> [What you will do]
Working from the top of the listing below, retype each line through the line containing "const clear = 'rgba(0,0,0,0)';", both included, with no pictures.

> [Given information]
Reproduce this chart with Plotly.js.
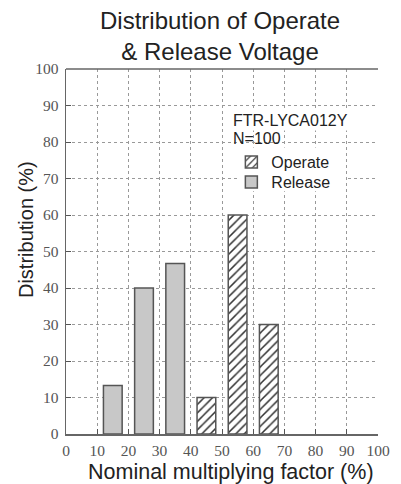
<!DOCTYPE html>
<html>
<head>
<meta charset="utf-8">
<script src="https://cdn.plot.ly/plotly-3.0.1.min.js"></script>
<style>html,body{margin:0;padding:0;background:#fff;}#chart{width:401px;height:484px;}</style>
</head>
<body>
<div id="chart"></div>
<script>
const releaseX = [15, 25, 35];
const releaseY = [13.3, 40, 46.7];
const operateX = [45, 55, 65];
const operateY = [10, 60, 30];
const tickVals = [0, 10, 20, 30, 40, 50, 60, 70, 80, 90, 100];
const tickText = tickVals.map(String);

const traces = [
  {
    type: 'bar', name: 'Operate', x: operateX, y: operateY, width: 6, legend: 'legend',
    marker: {color: '#ffffff', line: {color: '#555555', width: 1.5},
      pattern: {shape: '/', fgcolor: '#333333', bgcolor: '#ffffff', size: 6, solidity: 0.25}}
  },
  {
    type: 'bar', name: 'Release', x: releaseX, y: releaseY, width: 6, legend: 'legend2',
    marker: {color: '#c8c8c8', line: {color: '#555555', width: 1.5}}
  }
];

const sans = 'Liberation Sans, Arial, sans-serif';
const serif = 'Liberation Serif, Times New Roman, serif';
const legendFont = {family: sans, size: 16, color: '#222222'};
const clear = 'rgba(0,0,0,0)';

const layout = {
  width: 401, height: 484,
  margin: {l: 66, r: 23, t: 69, b: 50},
  paper_bgcolor: '#ffffff', plot_bgcolor: '#ffffff',
  barmode: 'overlay',
  showlegend: true,
  legend: {x: 0.53, y: 0.745, xanchor: 'left', yanchor: 'middle', bgcolor: clear, font: legendFont, itemwidth: 30},
  legend2: {x: 0.53, y: 0.690, xanchor: 'left', yanchor: 'middle', bgcolor: clear, font: legendFont, itemwidth: 30},
  xaxis: {range: [0, 100], tickvals: tickVals, ticktext: tickText, ticks: 'inside', ticklen: 5, tickcolor: '#555555',
    showline: true, linecolor: '#666666', linewidth: 1.5, zeroline: false,
    showgrid: true, gridcolor: '#999999', griddash: 'dot', gridwidth: 1,
    ticklabelstandoff: 2,
    tickfont: {family: serif, size: 15.5, color: '#555555'}},
  yaxis: {range: [0, 100], tickvals: tickVals, ticktext: tickText, ticks: 'inside', ticklen: 5, tickcolor: '#555555',
    showline: true, linecolor: '#666666', linewidth: 1.5, zeroline: false,
    showgrid: true, gridcolor: '#999999', griddash: 'dot', gridwidth: 1,
    ticklabelstandoff: 3,
    tickfont: {family: serif, size: 15.5, color: '#555555'}},
  shapes: [
    {type: 'line', xref: 'paper', yref: 'paper', x0: 0, x1: 1, y0: 1, y1: 1, line: {color: '#666666', width: 1.5}, layer: 'above'},
    {type: 'line', xref: 'x', yref: 'y', x0: 100, x1: 100, y0: 0.4, y1: 99.6, line: {color: '#ffffff', width: 2}, layer: 'between'},
    {type: 'rect', xref: 'x', yref: 'y', x0: 55.5, x1: 89.5, y0: 66.5, y1: 78.5, line: {width: 0}, fillcolor: '#ffffff', layer: 'between'}
  ],
  annotations: [
    {xref: 'paper', yref: 'paper', x: 0.494, y: 1.005, xanchor: 'center', yanchor: 'bottom', showarrow: false,
      text: 'Distribution of Operate<br>& Release Voltage', font: {family: sans, size: 24, color: '#222222'}},
    {xref: 'paper', yref: 'paper', x: 0.53, y: 0.86, xanchor: 'left', yanchor: 'middle', showarrow: false, bgcolor: '#ffffff',
      text: 'FTR-LYCA012Y', font: {family: sans, size: 16, color: '#222222'}},
    {xref: 'paper', yref: 'paper', x: 0.53, y: 0.81, xanchor: 'left', yanchor: 'middle', showarrow: false,
      text: 'N=100', font: {family: sans, size: 16, color: '#222222'}},
    {xref: 'paper', yref: 'paper', x: 0.529, y: -0.104, xanchor: 'center', yanchor: 'middle', showarrow: false,
      text: 'Nominal multiplying factor (%)', font: {family: sans, size: 21.5, color: '#222222'}},
    {xref: 'paper', yref: 'paper', x: -0.128, y: 0.559, xanchor: 'center', yanchor: 'middle', showarrow: false, textangle: -90,
      text: 'Distribution (%)', font: {family: sans, size: 20, color: '#222222'}}
  ]
};

Plotly.newPlot('chart', traces, layout, {staticPlot: true, displayModeBar: false});
</script>
</body>
</html>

> [Answer to the problem]
Reproduce this chart with Plotly.js.
<!DOCTYPE html>
<html>
<head>
<meta charset="utf-8">
<script src="https://cdn.plot.ly/plotly-3.0.1.min.js"></script>
<style>html,body{margin:0;padding:0;background:#fff;}#chart{width:401px;height:484px;}</style>
</head>
<body>
<div id="chart"></div>
<script>
const releaseX = [15, 25, 35];
const releaseY = [13.3, 40, 46.7];
const operateX = [45, 55, 65];
const operateY = [10, 60, 30];
const tickVals = [0, 10, 20, 30, 40, 50, 60, 70, 80, 90, 100];
const tickText = tickVals.map(String);

const traces = [
  {
    type: 'bar', name: 'Operate', x: operateX, y: operateY, width: 6, legend: 'legend',
    marker: {color: '#ffffff', line: {color: '#555555', width: 1.5},
      pattern: {shape: '/', fgcolor: '#333333', bgcolor: '#ffffff', size: 6, solidity: 0.25}}
  },
  {
    type: 'bar', name: 'Release', x: releaseX, y: releaseY, width: 6, legend: 'legend2',
    marker: {color: '#c8c8c8', line: {color: '#555555', width: 1.5}}
  }
];

const sans = 'Liberation Sans, Arial, sans-serif';
const serif = 'Liberation Serif, Times New Roman, serif';
const legendFont = {family: sans, size: 16, color: '#222222'};
const clear = 'rgba(0,0,0,0)';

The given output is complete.